Comment 3 Anne 2015-04-24 00:26:06 UTC
So in the case of <tr> it should work if the <td> becomes an actual child of the <tr> in the composed tree.

For <details> it seems like this should not work per the specification at the moment: https://html.spec.whatwg.org/multipage/rendering.html#the-details-element-2 We might want to revisit the specification at some point to consider the composed tree rather than the light tree, but we'd have to consider that on a case-by-case basis.
Comment 4 Koji Ishii 2015-04-24 01:13:54 UTC
If it's a case-by-case basis, and "should not work" by default unless it's defined to work, I'm fine. Some people believes that it should work by default.

Why do you think <td> should work? Did you mean it should work without efforts given what current impls do, or did you mean it's defined to work somewhere in the spec I missed?
Comment 5 Anne 2015-04-24 16:21:54 UTC
It should fall out of CSS operating on the composed tree. Not sure that's well defined though. Or is there something I'm missing?
Comment 6 Koji Ishii 2015-04-28 15:56:57 UTC
Ah, sorry, I was thinking of table DOM operation but that was not the original topic. So for rendering of table is defined well with display and anonymous boxes, so I agree that it should work.

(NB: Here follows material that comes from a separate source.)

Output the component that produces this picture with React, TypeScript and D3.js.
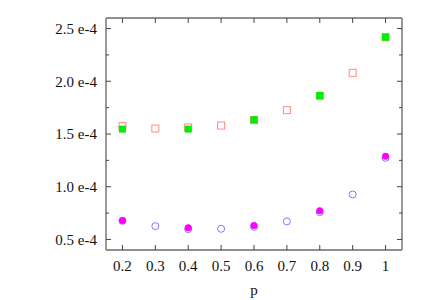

So, what you meant was anything that has mapping to CSS display should work, but <details> is not? That I did not read well from your sentence at the first point, but now make sense. Thank you (and sorry) for explaining twice.
Comment 7 Anne 2015-04-30 06:20:38 UTC
<details> is defined in terms of some magic component that only considers the actual first child, not the composed first child. Therefore per the current HTML specification it would not work.

APIs would indeed also not work.

What we discussed is that we'd file bugs on a per-API basis whenever it would make sense to change something. Ideally APIs that poke into the shadows have some kind of prefix though, e.g. "deep" as with "deepPath".